[Feature Request]: Add more modes to `SentenceEmbeddingOptimizer`

run-llama / llama_index

LlamaIndex is a data framework for your LLM applications

https://docs.llamaindex.ai

MIT License

33.36k stars 4.67k forks source link

[Feature Request]: Add more modes to `SentenceEmbeddingOptimizer` #6842

Closed jon-chuang closed 9 months ago

jon-chuang commented 12 months ago

Feature Description

PruningMode:

[X] percentile_cutoff, threshold_cutoff: prunes away less relevant sections of the node
[ ] TopAndContext(before=1, after=1): returns the most relevant sentence + before, after sentences from before and after.
- May be relevant to relevance highlighting too (https://github.com/jerryjliu/llama_index/issues/6836)
[ ] TBD
[ ] Summarizer methods - https://github.com/jerryjliu/llama_index/issues/6889
[ ] Summarizer for context + high-relevance snippets

RelevanceMode:

[x] embedding - use default embedding (needs to be factored out)
[ ] BM25 - use lexical method which may be cheaper/quicker. But which may lack nuance.
[ ] ColBERT - may be slow. But we do not need the ANN part, just the bi-encoding + MaxSim (late interaction score)
[ ] Reranker - use a cross encoding model

JainVidit12 commented 12 months ago

I would like to work on this.

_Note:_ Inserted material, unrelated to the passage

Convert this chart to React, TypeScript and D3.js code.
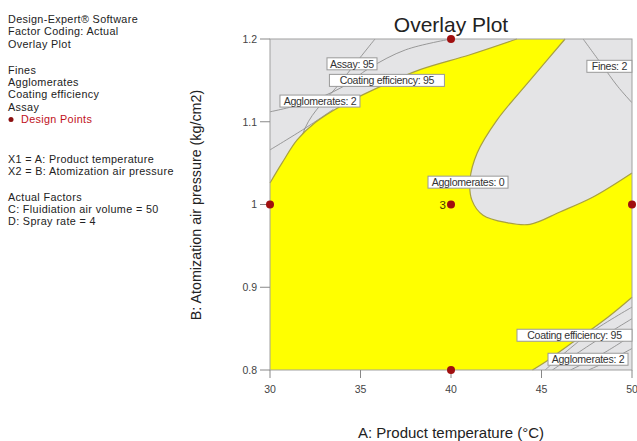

To clarify, TopAndContext should iterate through all the nodes and return three consecutive sentences where the middle one is the most relevant (for before=1 and after=1 case)?

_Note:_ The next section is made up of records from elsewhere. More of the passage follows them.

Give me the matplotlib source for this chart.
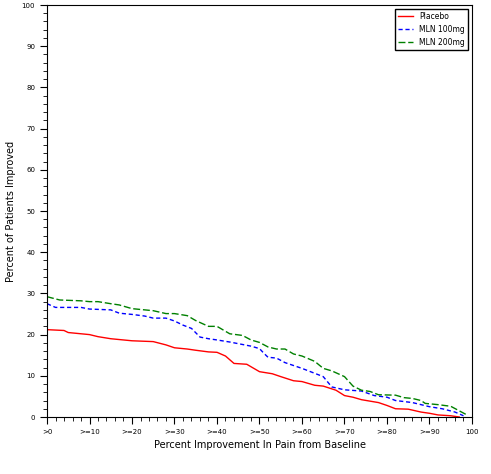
import matplotlib
matplotlib.use("Agg")
import matplotlib.pyplot as plt
from matplotlib.ticker import MultipleLocator

pl_x = [0,4,5,10,12,15,20,25,28,30,33,35,38,40,42,44,47,50,53,55,58,60,63,65,68,70,72,74,78,80,82,85,88,90,92,95,97]
pl_y = [21.2,21,20.5,20,19.5,19,18.5,18.3,17.5,16.8,16.5,16.2,15.8,15.7,14.8,13,12.8,11,10.5,9.8,8.8,8.6,7.7,7.5,6.5,5.2,4.8,4.2,3.5,2.8,2.0,1.9,1.2,0.9,0.5,0.3,0]
m1_x = [0,2,8,10,15,17,20,23,25,28,30,32,34,36,38,40,43,45,48,50,51,52,54,56,60,62,65,67,70,74,77,80,82,86,90,93,96,98]
m1_y = [27.5,26.6,26.6,26.2,26,25.2,24.9,24.5,24,24,23.3,22.3,21.5,19.4,19,18.7,18.2,17.8,17.2,16.6,15.5,14.5,14.3,13.2,11.8,11,9.8,7.3,6.6,6.3,5.2,4.8,4.0,3.5,2.5,2.0,1.2,0.3]
m2_x = [0,3,8,10,12,15,17,20,25,28,30,33,35,38,40,43,46,48,50,52,54,56,58,60,63,65,67,70,72,74,76,78,82,84,86,88,89,92,95,97,99]
m2_y = [29.2,28.4,28.2,28,28,27.5,27.2,26.3,25.8,25.1,25.1,24.6,23.4,22,22,20.2,19.8,18.7,18.1,17,16.5,16.5,15.3,14.8,13.5,11.8,11.2,9.8,7.5,6.5,6.2,5.4,5.3,4.7,4.5,4,3.3,3.0,2.6,1.5,0.4]
xtick_labels = ['>0','>=10','>=20','>=30','>=40','>=50','>=60','>=70','>=80','>=90','100']

fig = plt.figure(figsize=(4.91,4.74), dpi=100)
ax = fig.add_axes([47/491, 57/474, 425/491, 412/474])
ax.plot(pl_x, pl_y, color='red', lw=1, label='Placebo')
ax.plot(m1_x, m1_y, color='blue', lw=1, ls=(0,(3,2)), label='MLN 100mg')
ax.plot(m2_x, m2_y, color='green', lw=1, ls=(0,(5,2)), label='MLN 200mg')
ax.set_xlim(0,100); ax.set_ylim(0,100)
ax.set_xticks(range(0,101,10)); ax.set_xticklabels(xtick_labels, fontsize=5)
ax.set_yticks(range(0,101,10)); ax.tick_params(axis='y', labelsize=5)
ax.xaxis.set_minor_locator(MultipleLocator(2)); ax.yaxis.set_minor_locator(MultipleLocator(2))
ax.tick_params(which='both', direction='out')
ax.tick_params(which='major', length=5); ax.tick_params(which='minor', length=3)
ax.set_xlabel('Percent Improvement In Pain from Baseline', fontsize=7)
ax.set_ylabel('Percent of Patients Improved', fontsize=7)
ax.legend(loc='upper right', fontsize=5.5, fancybox=False, edgecolor='black', framealpha=1)
fig.savefig('out.png', dpi=100)
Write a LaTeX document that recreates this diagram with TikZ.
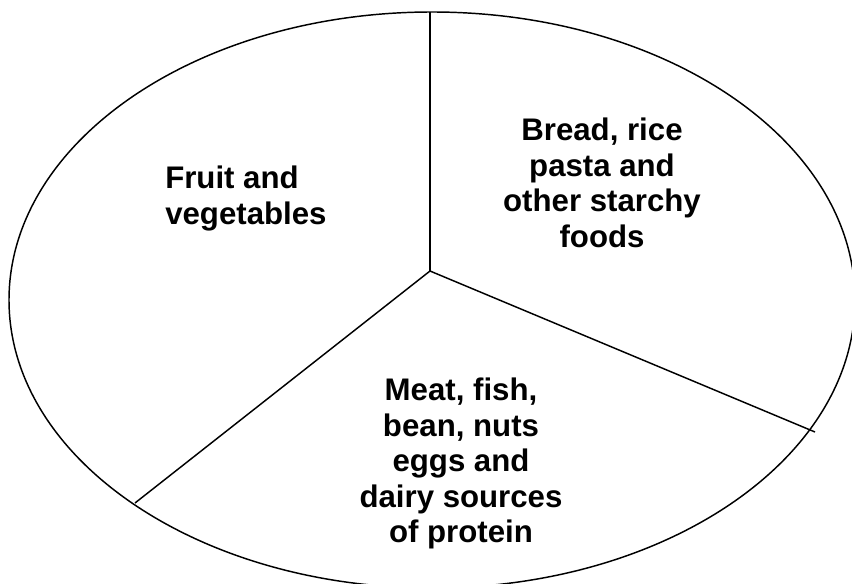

jon-chuang commented 12 months ago

Yes, that is correct.

The more general form is TopKAndContext(before,after,top_k).

jon-chuang commented 12 months ago

Btw @logan-markewich , don't you think that the name is a little bit strange? Is it not more NodeLengthOptimizer or NodeContextOptimizer?

logan-markewich commented 12 months ago

The name is definitely a little weird haha we could change it (assuming we keep some reference to the old name to not break peoples code)

jon-chuang commented 12 months ago

Yeah, we can do bw compat but use new name, similar to GPTVectorIndex -> VectorIndex

jon-chuang commented 12 months ago

My preference is to use cheaper (and hopefully faster) reranking methods, and also to create notebook showing how much faster it is to perform downstream tasks due to the reduced context window size without sacrificing much on accuracy (we need a RAG benchmark in this case, not just BEIR).

(Quite excited to do this. Can also help with factoring out the ranking part of ColBERT from the compression/indexing)

JainVidit12 commented 9 months ago

added pull request #7730 to add before/after context. I was not able to obtain the separator(' ' / '.') applied to split nodes, the returned text is by default separated by period ". ".